We need to talk about poverty

We need to talk about poverty June 4, 2015

The UK Evangelical Alliance this week published Good News for the Poor? its report on poverty, to an unusually controversial response.  In a characteristically rumbustious blog, Archbishop Cranmer suggested that the EA was spinning its own research to attack the government, as the EA itself (rather disingenuously, I felt) heralded the report as ‘a stinging critique of the last government’s economic policy’.

I can’t say that I was able to draw that conclusion from anything I read in the report, but various things caught my passing interest, including the very different perceptions of the causes of poverty internationally and in the UK. Respondents see poverty as relational and spiritual, not just material (page 4) and it’s also interesting that apart from the high cost of living, people perceive the problem to be worse in the UK as a whole than in their own neighbourhoods (pages 14 and 15).

And then I got to page 16, which lists a range of ways of tackling poverty in the order of their perceived effectiveness. The top five all relate to long term solutions to the creation of social equity, with access to a good education and meaningful employment as the top priorities. Social welfare programmes such as food banks and the provision of furniture and clothes were well down the list, even though there is plenty of evidence that Christians are heavily involved in compassionate support of those in need. So what does that say? I think it says that first response action, however necessary in an economic slump, isn’t seen as a long term solution to the problem of poverty. ‘Give a man a fish and you feed him for a day: teach a man to fish and you feed him for a lifetime’ seems to the principle at work. Christians, along with so many others in society, will give fish unstintingly, but they also think it’s important to teach people to fish.

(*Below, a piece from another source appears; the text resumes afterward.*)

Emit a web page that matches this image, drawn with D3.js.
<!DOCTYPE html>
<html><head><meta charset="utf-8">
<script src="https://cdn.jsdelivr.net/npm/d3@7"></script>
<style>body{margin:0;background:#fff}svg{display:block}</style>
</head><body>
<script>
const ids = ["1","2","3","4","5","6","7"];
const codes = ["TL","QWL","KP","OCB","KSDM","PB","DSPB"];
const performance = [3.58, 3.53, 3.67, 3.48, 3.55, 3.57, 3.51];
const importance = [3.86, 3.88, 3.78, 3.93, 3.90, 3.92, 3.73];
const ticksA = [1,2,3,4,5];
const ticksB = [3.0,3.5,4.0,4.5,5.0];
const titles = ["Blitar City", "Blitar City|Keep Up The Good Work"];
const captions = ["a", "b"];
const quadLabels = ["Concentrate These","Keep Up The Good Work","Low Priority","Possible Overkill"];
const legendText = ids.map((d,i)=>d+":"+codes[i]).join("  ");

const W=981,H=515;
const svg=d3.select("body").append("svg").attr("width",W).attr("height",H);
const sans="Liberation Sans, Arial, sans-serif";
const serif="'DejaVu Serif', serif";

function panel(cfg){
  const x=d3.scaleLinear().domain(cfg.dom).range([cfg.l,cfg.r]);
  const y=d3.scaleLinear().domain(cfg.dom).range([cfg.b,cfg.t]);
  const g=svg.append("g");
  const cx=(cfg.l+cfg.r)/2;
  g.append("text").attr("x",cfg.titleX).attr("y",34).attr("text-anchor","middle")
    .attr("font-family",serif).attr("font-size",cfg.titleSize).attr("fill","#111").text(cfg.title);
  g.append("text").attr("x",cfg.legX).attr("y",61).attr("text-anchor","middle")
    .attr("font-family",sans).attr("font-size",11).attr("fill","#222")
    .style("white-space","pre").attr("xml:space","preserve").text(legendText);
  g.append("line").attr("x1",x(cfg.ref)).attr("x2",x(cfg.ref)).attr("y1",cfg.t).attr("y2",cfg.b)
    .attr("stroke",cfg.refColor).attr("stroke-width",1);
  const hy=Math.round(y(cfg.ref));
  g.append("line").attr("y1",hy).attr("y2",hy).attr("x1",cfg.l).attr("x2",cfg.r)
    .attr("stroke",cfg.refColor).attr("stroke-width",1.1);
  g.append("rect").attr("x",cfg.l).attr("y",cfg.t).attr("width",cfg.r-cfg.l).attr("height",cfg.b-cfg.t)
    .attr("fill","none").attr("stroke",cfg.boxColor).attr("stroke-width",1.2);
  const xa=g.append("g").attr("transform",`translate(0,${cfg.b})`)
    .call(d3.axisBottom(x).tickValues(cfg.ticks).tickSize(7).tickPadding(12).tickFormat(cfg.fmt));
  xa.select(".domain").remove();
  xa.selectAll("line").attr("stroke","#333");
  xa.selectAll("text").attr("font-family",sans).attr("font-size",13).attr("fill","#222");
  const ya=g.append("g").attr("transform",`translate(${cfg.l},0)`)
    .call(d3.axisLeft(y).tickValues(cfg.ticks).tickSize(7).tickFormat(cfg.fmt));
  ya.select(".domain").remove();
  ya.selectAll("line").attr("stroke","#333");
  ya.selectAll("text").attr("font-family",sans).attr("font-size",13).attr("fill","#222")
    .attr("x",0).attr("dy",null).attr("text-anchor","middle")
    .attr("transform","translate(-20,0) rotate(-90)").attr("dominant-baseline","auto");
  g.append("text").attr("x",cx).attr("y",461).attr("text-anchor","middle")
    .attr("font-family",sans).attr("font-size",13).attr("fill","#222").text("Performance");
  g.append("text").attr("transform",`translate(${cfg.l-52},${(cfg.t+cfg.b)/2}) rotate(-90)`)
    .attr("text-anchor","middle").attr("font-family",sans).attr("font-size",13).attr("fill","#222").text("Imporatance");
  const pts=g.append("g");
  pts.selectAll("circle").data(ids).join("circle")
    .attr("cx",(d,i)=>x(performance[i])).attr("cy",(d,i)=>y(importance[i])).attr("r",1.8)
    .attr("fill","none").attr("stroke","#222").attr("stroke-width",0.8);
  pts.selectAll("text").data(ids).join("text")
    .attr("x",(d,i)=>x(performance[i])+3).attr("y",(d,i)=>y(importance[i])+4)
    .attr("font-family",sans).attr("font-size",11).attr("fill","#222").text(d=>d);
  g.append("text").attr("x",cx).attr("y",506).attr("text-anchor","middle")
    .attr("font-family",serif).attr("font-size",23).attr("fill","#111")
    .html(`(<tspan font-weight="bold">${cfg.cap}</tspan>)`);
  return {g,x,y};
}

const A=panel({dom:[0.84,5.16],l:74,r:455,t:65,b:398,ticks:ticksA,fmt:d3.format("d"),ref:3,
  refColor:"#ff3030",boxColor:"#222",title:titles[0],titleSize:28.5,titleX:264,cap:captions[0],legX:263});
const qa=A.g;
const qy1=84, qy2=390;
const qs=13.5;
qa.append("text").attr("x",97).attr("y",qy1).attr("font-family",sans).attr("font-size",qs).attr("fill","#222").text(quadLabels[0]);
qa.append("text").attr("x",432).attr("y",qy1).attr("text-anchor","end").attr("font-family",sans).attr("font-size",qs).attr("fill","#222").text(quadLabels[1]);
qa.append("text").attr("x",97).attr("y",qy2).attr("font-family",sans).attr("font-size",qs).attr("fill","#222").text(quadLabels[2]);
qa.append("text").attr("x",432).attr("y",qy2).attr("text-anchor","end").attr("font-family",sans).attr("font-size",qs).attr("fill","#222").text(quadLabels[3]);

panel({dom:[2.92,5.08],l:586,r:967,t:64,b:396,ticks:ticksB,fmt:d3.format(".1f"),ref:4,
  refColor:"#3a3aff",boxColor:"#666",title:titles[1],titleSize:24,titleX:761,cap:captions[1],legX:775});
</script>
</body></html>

Which brings me to education. Exactly how do we create a level playing field on which everyone has equal access to educational opportunity? Will tinkering with admissions protocols and forcing conformity to a liberal secular agenda really prepare all our children and young people for ‘life in modern Britain’? The government’s niftily adopted post-election mantra of a ‘core mission to deliver real social justice’ litters DfE press releases like so much confetti, but exactly what does it mean? And just how do exam factories (yes, you failed your phonics test in year 1 and year 2 so take it again in year 3) produce the rounded, creative, independent thinking adults with integrity that we need?

It all comes back to how we define education. The government chooses to use the very narrow measure of academic standards and yet, year after year, faith schools not only turn in the best academic results, they are also enduringly popular with parents, those with and those without faith. The demographic goes only a tiny way towards explaining this – I’ve taught in Catholic schools that serve some of the poorest parts of a city yet still top the league tables.

The reason is that faith schools are relational and they build a strong sense of community. Christian values aren’t just a concept to be discussed in PSHE lessons – they are lived out in community so that children learn about honesty, compassion, personal integrity, respect (of self and others) and stickability through the very messy day-to-day business of living and working in relationship with others, regardless of who they are or what they think and believe. Students flourish and so have the best possible chance of achieving their potential.

It’s sad that children are getting a very different message from the government – a message that would have been the same whichever party was in power. It’s a message which says that education is about consumerism, about children being potential economic units to be exploited to the full in the cause of building the biggest and shiniest golden calf (aka The Economy) in the world. David Cameron said as much this week when enthusing about the latest potential train wreck, his childcare policy: ‘if we want to be a great success, and we want to take on the world and win, then we need to make sure we are making the most of taking on everybody’s talents’.

That’s very true, but there’s a world of difference between respecting each and every individual in our society as a person created in God’s image and so deserving of respect, and annexing their talents to feed the endless appetite of a world-class economy. So lets talk about poverty, but not in simplistic terms, in a culture of blame. We need to be talking about the transformative power of education and the dignity that God’s work design affords. We need to be talking about the negative outcomes of a body politic driven by economic success not by the common good. And above all, we need to be talking about the kingdom of God, and the transformative power of God’s love for humanity. Being part of a transformed society won’t ensure financial comfort or even security. But it will ensure relational and spiritual richness as we build God’s kingdom in a fair and equitable society.